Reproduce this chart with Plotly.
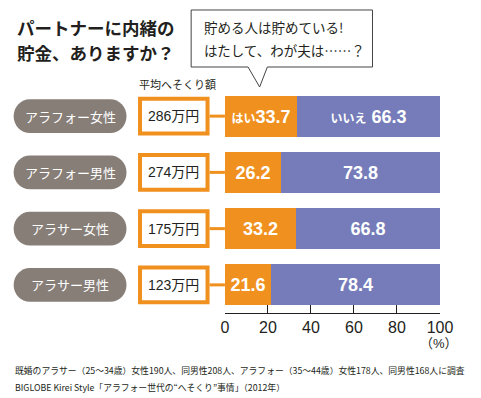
import plotly.graph_objects as go

groups = ["アラフォー女性", "アラフォー男性", "アラサー女性", "アラサー男性"]
amounts = ["286万円", "274万円", "175万円", "123万円"]
yes_vals = [33.7, 26.2, 33.2, 21.6]
no_vals = [66.3, 73.8, 66.8, 78.4]
x_ticks = [0, 20, 40, 60, 80, 100]

W, H = 481, 398
T, B = 88, 85
PLOT_H = H - T - B
ORANGE = "#F0901E"
PURPLE = "#757CB9"
PILLGRAY = "#877E78"
DARK = "#231f20"
JP = "Noto Sans CJK JP"
NUM = "Liberation Sans, Noto Sans CJK JP"

def px(x):
    return x / W

def py(y):
    return (H - B - y) / PLOT_H

ypos = list(range(len(groups)))

yes_text = []
no_text = []
for i, (a, b) in enumerate(zip(yes_vals, no_vals)):
    if i == 0:
        yes_text.append("<span style='font-size:12px'>はい</span>%.1f" % a)
        no_text.append("<span style='font-size:12px'>いいえ</span> %.1f" % b)
    else:
        yes_text.append("%.1f" % a)
        no_text.append("%.1f" % b)

fig = go.Figure()
fig.add_trace(go.Bar(y=ypos, x=yes_vals, orientation="h", marker=dict(color=ORANGE, line=dict(width=0)),
                     width=0.73, text=yes_text, textposition="inside", insidetextanchor="middle",
                     textangle=0, textfont=dict(color="white", size=18, family=NUM, weight="bold"),
                     hoverinfo="skip"))
fig.add_trace(go.Bar(y=ypos, x=no_vals, orientation="h", marker=dict(color=PURPLE, line=dict(width=0)),
                     width=0.73, text=no_text, textposition="inside", insidetextanchor="middle",
                     textangle=0, textfont=dict(color="white", size=18, family=NUM, weight="bold"),
                     hoverinfo="skip"))

shapes = []
annotations = []

def rounded_path(x0, x1, yc, h):
    r_px = h * (PLOT_H / 4.0)
    k = 0.5523
    xa = x0 + r_px
    xb = x1 - r_px
    yt = yc - h
    yb = yc + h
    def P(x, y):
        return "%f,%f" % (px(x), y)
    d = "M %s L %s " % (P(xa, yt), P(xb, yt))
    d += "C %s %s %s " % (P(xb + k * r_px, yt), P(x1, yc - k * h), P(x1, yc))
    d += "C %s %s %s " % (P(x1, yc + k * h), P(xb + k * r_px, yb), P(xb, yb))
    d += "L %s " % P(xa, yb)
    d += "C %s %s %s " % (P(xa - k * r_px, yb), P(x0, yc + k * h), P(x0, yc))
    d += "C %s %s %s Z" % (P(x0, yc - k * h), P(xa - k * r_px, yt), P(xa, yt))
    return d

for i, (g, amt) in enumerate(zip(groups, amounts)):
    shapes.append(dict(type="path", xref="paper", yref="y", path=rounded_path(10, 127, i, 0.30),
                       fillcolor=PILLGRAY, line=dict(width=0), layer="above"))
    annotations.append(dict(xref="paper", yref="y", x=px(68.5), y=i, text=g, showarrow=False,
                            font=dict(family=JP, size=13, color="white"), xanchor="center", yanchor="middle"))
    shapes.append(dict(type="rect", xref="paper", yref="y", x0=px(141), x1=px(211), y0=i - 0.31, y1=i + 0.31,
                       fillcolor="white", line=dict(color=ORANGE, width=4), layer="above"))
    shapes.append(dict(type="line", xref="paper", yref="y", x0=px(213), x1=px(229), y0=i, y1=i,
                       line=dict(color=ORANGE, width=3), layer="above"))
    annotations.append(dict(xref="paper", yref="y", x=px(176), y=i, text=amt, showarrow=False,
                            font=dict(family=NUM, size=14, color=DARK), xanchor="center", yanchor="middle"))

bub = [(194, 10), (382, 10), (382, 67), (273, 67), (265, 87), (253, 67), (194, 67)]
d = "M " + " L ".join("%f,%f" % (px(x), py(y)) for x, y in bub) + " Z"
shapes.append(dict(type="path", xref="paper", yref="paper", path=d, fillcolor="white",
                   line=dict(color="#444", width=1)))

def txt(x, y, s, size, color=DARK, family=JP, anchor="left", weight="normal"):
    annotations.append(dict(xref="paper", yref="paper", x=px(x), y=py(y), text=s, showarrow=False,
                            xanchor=anchor, yanchor="middle",
                            font=dict(family=family, size=size, color=color, weight=weight)))

txt(11, 27, "パートナーに内緒の", 17.5, weight="bold")
txt(11, 52, "貯金、ありますか？", 17.5, weight="bold")
txt(205, 27, "貯める人は貯めている!", 13.5)
txt(205, 50, "はたして、わが夫は……？", 13.5)
txt(138, 84, "平均へそくり額", 11)
txt(451, 343, "（%）", 13, anchor="center", family=NUM)
txt(9, 370, "既婚のアラサー（25～34歳）女性190人、同男性208人、アラフォー（35～44歳）女性178人、同男性168人に調査", 8.8)
txt(9, 387, "BIGLOBE Kirei Style「アラフォー世代の“へそくり”事情」（2012年）", 8.8)

fig.update_layout(
    width=W, height=H, barmode="stack", showlegend=False,
    margin=dict(l=0, r=0, t=T, b=B, pad=0),
    paper_bgcolor="white", plot_bgcolor="white",
    xaxis=dict(domain=[px(229), px(452)], range=[0, 100], tickvals=x_ticks, ticks="inside", ticklen=8,
               tickwidth=1.3, tickcolor=DARK, showline=True, linecolor=DARK, linewidth=1.3,
               showgrid=False, zeroline=False, fixedrange=True,
               tickfont=dict(family=NUM, size=16, color=DARK)),
    yaxis=dict(range=[3.5, -0.5], visible=False, fixedrange=True),
    shapes=shapes, annotations=annotations, bargap=0,
)

fig.write_html("out.html", config={"displayModeBar": False})
with open("out.html", "r", encoding="utf-8") as f:
    html = f.read()
html = html.replace("<head>", "<head><style>html,body{margin:0;padding:0;overflow:hidden;}</style>", 1)
with open("out.html", "w", encoding="utf-8") as f:
    f.write(html)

What the task requires: Could the lines from the top of the material through the line with "x_ticks = [0, 20, 40, 60, 80, 100]" be repeated exactly, pictures left out?

Correct answer:
Reproduce this chart with Plotly.
import plotly.graph_objects as go

groups = ["アラフォー女性", "アラフォー男性", "アラサー女性", "アラサー男性"]
amounts = ["286万円", "274万円", "175万円", "123万円"]
yes_vals = [33.7, 26.2, 33.2, 21.6]
no_vals = [66.3, 73.8, 66.8, 78.4]
x_ticks = [0, 20, 40, 60, 80, 100]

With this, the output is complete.